Exercise 13 - Style - Left, Right, and Mid-Branching Phrases - shows students how adverbial modifiers can easily be moved "left" (before the S/V pattern), "right" (after the S/V pattern) or "mid" (between the subject and verb) to add variety to, and shift focus in, sentences.

Exercise 14 - Sentence Models for Writing with Style - are short selections that use prepositional phrases in interesting ways. It will take some time to find additional exercises for different grades, but consider the following from E. B. White’s The Trumpet of the Swan:

Louis liked Boston the minute he saw it from the sky. Far beneath him was a river. Near the river was a park. In the park was a lake. In the lake was an island. On the shore was a dock. Tied to the dock was a boat shaped like a swan. The place looked ideal. There was even a very fine hotel nearby.

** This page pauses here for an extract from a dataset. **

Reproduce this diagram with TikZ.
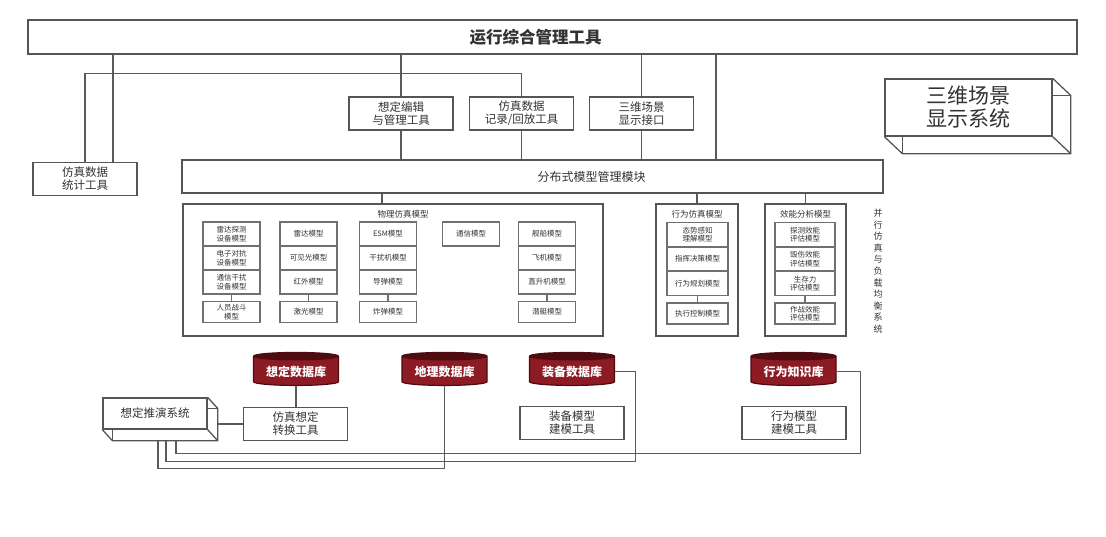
\documentclass[tikz,border=0pt]{standalone}
\usepackage{fontspec}
\newfontfamily\cjk{Noto Sans CJK SC}
\usetikzlibrary{shapes.geometric, calc}
\definecolor{cedge}{HTML}{555555}
\definecolor{cline}{HTML}{5A5A5A}
\definecolor{cmodel}{HTML}{707070}
\definecolor{cdb}{HTML}{8C1B24}
\definecolor{cdbtop}{HTML}{4E0B10}
\definecolor{ctext}{HTML}{333333}
\tikzset{
  every picture/.style={font=\cjk, line width=1.2pt},
  wide/.style={draw=cedge, fill=white, line width=1.3pt, inner sep=0pt},
  tool/.style={draw=cedge, fill=white, line width=1.3pt, align=center, inner sep=1pt, minimum width=104pt, minimum height=33pt, text=ctext, font=\cjk\fontsize{11.5}{13}\selectfont},
  group/.style={draw=cedge, fill=white, line width=1.3pt, inner sep=0pt},
  heading/.style={text=ctext, font=\cjk\fontsize{8.5}{9}\selectfont},
  model/.style={draw=cmodel, fill=white, line width=1.8pt, align=center, inner sep=0.5pt, minimum width=#1, minimum height=24pt, text=ctext, font=\cjk\fontsize{7.5}{8.5}\selectfont},
  model/.default=57pt,
  datab/.style={cylinder, shape border rotate=90, aspect=0.12, draw=cdbtop, cylinder uses custom fill, cylinder body fill=cdb, cylinder end fill=cdbtop, minimum width=85pt, minimum height=33pt, inner sep=1pt, text=white, font=\cjk\bfseries\fontsize{12}{13}\selectfont},
  link/.style={draw=cline, line width=1.2pt},
  edge3d/.style={draw=cedge, line width=1.3pt},
}

\begin{document}
\begin{tikzpicture}[x=1pt, y=-1pt]
  \useasboundingbox (0,0) rectangle (1106,536);
  % management layer
  \node[wide, minimum width=1049pt, minimum height=34pt, label={[xshift=-17pt, text=ctext, font=\cjk\bfseries\fontsize{16.5}{17}\selectfont]center:运行综合管理工具}] (top) at (552.5,37) {};
  \node[tool] (stat) at (85,179) {仿真数据\\统计工具};
  \node[tool] (plan) at (401,113.5) {想定编辑\\与管理工具};
  \node[tool] (rec) at (521.5,113.5) {仿真数据\\记录/回放工具};
  \node[tool] (view) at (641.5,113.5) {三维场景\\显示接口};
  \node[tool, minimum width=167pt, minimum height=57pt, font=\cjk\fontsize{21}{23}\selectfont] (sys) at (968.5,107.5) {三维场景\\显示系统};
  \node[wide, minimum width=701pt, minimum height=33pt, label={[xshift=59pt, text=ctext, font=\cjk\fontsize{12}{13}\selectfont]center:分布式模型管理模块}] (dist) at (532.5,176.5) {};
  \draw[link] ([xshift=28pt]stat.north) -- ([xshift=28pt]stat.north |- top.south);
  \draw[link] (stat.north) -- ++(0,-88) -| (rec.north);
  \draw[link] (top.south -| plan.north) -- (plan.north);
  \draw[link] (top.south -| view.north) -- (view.north);
  \draw[link] (plan.south) -- (plan.south |- dist.north);
  \draw[link] (rec.south) -- (rec.south |- dist.north);
  \draw[link] (view.south) -- (view.south |- dist.north);
  \draw[link] ([xshift=183.5pt]dist.north) -- ([xshift=183.5pt]dist.north |- top.south);
  \draw[edge3d] (sys.north east) -- ++(18,17) -- ($(sys.south east)+(18,17)$) -- ($(sys.south west)+(18,17)$) -- (sys.south west);
  \draw[edge3d] ($(sys.north east)+(0,17)$) -- ++(18,0);
  \draw[edge3d] ($(sys.south west)+(18,0)$) -- ++(0,17);
  \draw[edge3d] (sys.south east) -- ++(18,17);
  % model groups
  \node[group, minimum width=420pt, minimum height=132pt] (phys) at (393,270) {};
  \node[heading] (physt) at (403,214) {物理仿真模型};
  \node[group, minimum width=82pt, minimum height=132pt] (beh) at (697,270) {};
  \node[heading] (beht) at (697,214) {行为仿真模型};
  \node[group, minimum width=81pt, minimum height=132pt] (eff) at (805.5,270) {};
  \node[heading] (efft) at (805.5,214) {效能分析模型};
  \node[heading, align=center, font=\cjk\fontsize{9}{11.6}\selectfont] (side) at (878,271) {并\\行\\仿\\真\\与\\负\\载\\均\\衡\\系\\统};
  \draw[link] ([xshift=-11pt]phys.north) -- ([xshift=-11pt]phys.north |- dist.south);
  \draw[link] (beh.north) -- (beh.north |- dist.south);
  \draw[link] (eff.north) -- (eff.north |- dist.south);

  \node[model] (m11) at (231.5,234) {雷达探测\\设备模型};
  \node[model] (m12) at (231.5,258) {电子对抗\\设备模型};
  \node[model] (m13) at (231.5,282) {通信干扰\\设备模型};
  \node[model, minimum height=21pt] (m14) at (231.5,312) {人员战斗\\模型};
  \draw[link, draw=cmodel] (m13) -- (m14);
  \node[model] (m21) at (308.5,234) {雷达模型};
  \node[model] (m22) at (308.5,258) {可见光模型};
  \node[model] (m23) at (308.5,282) {红外模型};
  \node[model, minimum height=21pt] (m24) at (308.5,312) {激光模型};
  \draw[link, draw=cmodel] (m23) -- (m24);
  \node[model] (m31) at (388,234) {ESM模型};
  \node[model] (m32) at (388,258) {干扰机模型};
  \node[model] (m33) at (388,282) {导弹模型};
  \node[model, minimum height=21pt] (m34) at (388,312) {炸弹模型};
  \draw[link, draw=cmodel] (m33) -- (m34);
  \node[model] (m41) at (471,234) {通信模型};
  \node[model] (m51) at (547,234) {舰船模型};
  \node[model] (m52) at (547,258) {飞机模型};
  \node[model] (m53) at (547,282) {直升机模型};
  \node[model, minimum height=21pt] (m54) at (547,312) {潜艇模型};
  \draw[link, draw=cmodel] (m53) -- (m54);

  \node[model=61pt] (b1) at (697.5,234.5) {态势感知\\理解模型};
  \node[model=61pt] (b2) at (697.5,259) {指挥决策模型};
  \node[model=61pt] (b3) at (697.5,283.5) {行为规划模型};
  \node[model=61pt, minimum height=21pt] (b4) at (697.5,313.5) {执行控制模型};
  \draw[link, draw=cmodel] (b3) -- (b4);
  \node[model=60pt] (e1) at (805,234.5) {探测效能\\评估模型};
  \node[model=60pt] (e2) at (805,259) {毁伤效能\\评估模型};
  \node[model=60pt] (e3) at (805,283.5) {生存力\\评估模型};
  \node[model=60pt, minimum height=21pt] (e4) at (805,313.5) {作战效能\\评估模型};
  \draw[link, draw=cmodel] (e3) -- (e4);

  % databases and tools
  \node[datab] (sdb) at (296,371.5) {想定数据库};
  \node[datab] (gdb) at (444.5,371.5) {地理数据库};
  \node[datab] (edb) at (572,371.5) {装备数据库};
  \node[datab] (kdb) at (793.5,371.5) {行为知识库};
  \node[tool] (conv) at (295.5,424) {仿真想定\\转换工具};
  \node[tool] (emt) at (572,423) {装备模型\\建模工具};
  \node[tool] (bmt) at (794,423) {行为模型\\建模工具};
  \node[tool, minimum height=31pt] (ded) at (155,413.5) {想定推演系统};
  \draw[edge3d] (ded.north east) -- ++(10,11) -- ($(ded.south east)+(10,11)$) -- ($(ded.south west)+(10,11)$) -- (ded.south west);
  \draw[edge3d] ($(ded.north east)+(0,11)$) -- ++(10,0);
  \draw[edge3d] ($(ded.south west)+(10,0)$) -- ++(0,11);
  \draw[edge3d] (ded.south east) -- ++(10,11);
  \draw[link] (sdb.south) -- (sdb.south |- conv.north);
  \draw[link] (conv.west) -- ([xshift=10pt]ded.east |- conv.west);
  \draw[link] (gdb.south) |- ([xshift=3pt, yshift=-39pt]ded.south) -- ([xshift=3pt, yshift=-11pt]ded.south);
  \draw[link] (edb.east) -- ++(20,0) |- ([xshift=11pt, yshift=-32pt]ded.south) -- ([xshift=11pt, yshift=-11pt]ded.south);
  \draw[link] (kdb.east) -- ++(24,0) |- ([xshift=21pt, yshift=-24pt]ded.south) -- ([xshift=21pt, yshift=-11pt]ded.south);
\end{tikzpicture}
\end{document}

Students are asked to analyze the passage and then try to write a similar passage on a topic of their own. Note also that this passage is a beautiful example of parallel construction. The second, third, fourth, fifth, and sixth sentences each begin with an adverbial prepositional phrase, followed by the verb, which is followed by the subject.

Exercise 15 - A Passage for Analysis - is simply a final selection from a real text in which student are asked to identify the prepositional phrases.

Exercise 16 - Write, Revise, Edit, Analyze -- Describing an Event is the same in each grade level. Students are asked to write a description of an event, revise it, and then analyze their own writing.

Exercises in Practice/Application Sections (in the on-line page)

If we assume that students will work their way through the KISS Levels over a period of years, then they will do KISS Level One once. But the style and logic of prepositional phrases is surely important enough to be revisited in later years. Therefore exercises on them are included in some of the Practice/Application sections.